Cyprus Conference ReportFebruary, 24 2012
How is the digital revolution shaping our industry?
On 24 February 2012 I chaired a conference, organised by AIMRI (Alliance for International Market Research Institutes) on this subject in Limassol Cyprus. Turnout was excellent, from 6 different countries, and we enjoyed some sunny weather while it lasted (by the way, it snowed here a few days later – yes, here in Nicosia!). Cypriot meze among Carnival revelers was an added bonus. My lead presentation posed the question: Is our industry at a strategic inflection point? It was somewhat rhetorical as I firmly believe that we are at a transformational juncture (call it inflection point, paradigm change…..whatever), and as a consequence we need to adapt quickly to the new realities if we want to survive let alone be successful. The papers that followed looked at the ongoing transformation in our prevailing paradigm through a variety of perspectives, attempting to address, among others, the following key questions:
In which ways is our industry changing?
Are the changes evolutionary or revolutionary?
What are the implications for how we do business and whom we recruit?
Here is a quick overview of some of the key points from the presentations, all of which reinforced the main themes, but with almost no overlap or redundancy.

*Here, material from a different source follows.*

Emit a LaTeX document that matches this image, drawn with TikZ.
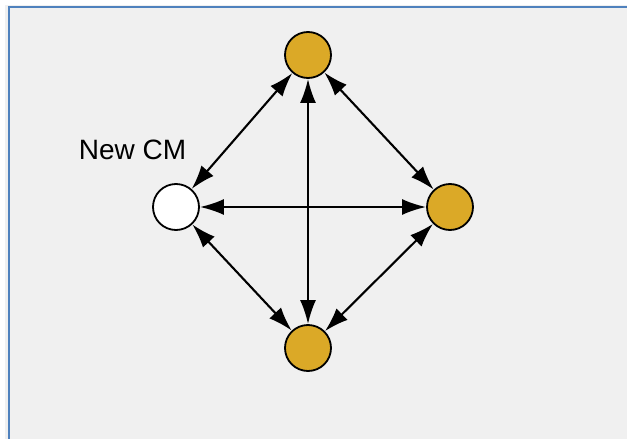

Tariq Mirza (Kinesis): “Five year horizon: Market Research Evolution”
Tariq kicked off the delegate presentations with the challenging assertion that mobile will be the dominant change agent in the market research industry in the next 5 years. Among other things, mobile will both further drive down data collection costs and provide easier access to previously difficult respondent groups. Within this mobile trend the development of geolocation technology will have significant research implications, especially for shopper research.
Herbert Hoeckel (mo’web research): “Online research revolution: status quo and beyond”
Herbert felt that if social media can topple dictatorships (Tunisia and Egypt), then its influence on marketing and research is surely enormous. The explosion of new media has increased the complexity of the CMO’s job, and this challenges the ability of research and its leadership to react to the new situation. Herbert also echoed Tariq’s point that the traditional surveys will have to become shorter – smaller data snippets from each survey – but more frequent and from broader universes.
Michael Stanat (SIS international Research): “Generation Y: Their part in the digital revolution”
The habits and attitudes of Generation Y – essentially those born 1982 to 1995 – was examined by Michael and revealed a rich vein of fascinating information on their role as key framers of the digital world we now live in. They need a more engaging customer experience, and when this occurs demonstrate their engagement by using the “like button” in social media sites to voice their endorsements. The new digital environment, together with the very turbulent economic times, leads the generation Y to display such traits as more online (and physical) window shopping, online deal seeking, and a different usage of media (e.g. offline TV) than previous generations exhibit.
Lefkos Phylactides (Cyprus Tourism Organisation): “Social media and travel planning: a Cyprus Tourism Organisation Perspective.”
Closer to home in Cyprus, Mr Phylactides, CTO’s Acting Director General, described his organisation’s activities in promoting Cyprus through social media channels. He suggested that these channels are much more efficient as the focus moves from mass low cost tourism to specialist tourist sectors such as rural, cultural and sports tourism. Social media and other diigital tools also allow the organisation to monitor more effectively all the tourist touch points in what is a complex system, from initial choice of destination through to the selection of activities while there, and finally through to post-holiday word of mouth.
Pieter Paul Verheggen (Motivaction): “Segmenting Social Media Activities: Wording varies by consumer group”.
Reporting on a fascinating ongoing study, Pieter demonstrated how an analysis just of words people use can allow us to predict with a fair degree of certainty many of their characteristics such as gender, their broader demographic profile and even key types of behaviour. This linguistic analysis can also help identify which social mentality segments people fall into, and consequently how good a “fit” they will be as research partners or respondents
John Attfield (Attfield Dysktra & Partners) & Dr Philip Rhodes (Consultant): “Digital Ethnology & Biometrics: involving sociological imagination”.
John and Philip wound up the conference using a number of case studies, including Dell, Nokia and Heathrow Airport, to demonstrate how digital tools such as online communities and co-creation were helping organisations to develop better relationships with consumers and better products and services for their customers. But in a conclusion which resonated with what other speakers had articulated, they cautioned that whilst digital technology has come of age, and certainly cannot be ignored in our industry, it is just another tool and not the whole answer to the challenges which lie ahead for market research.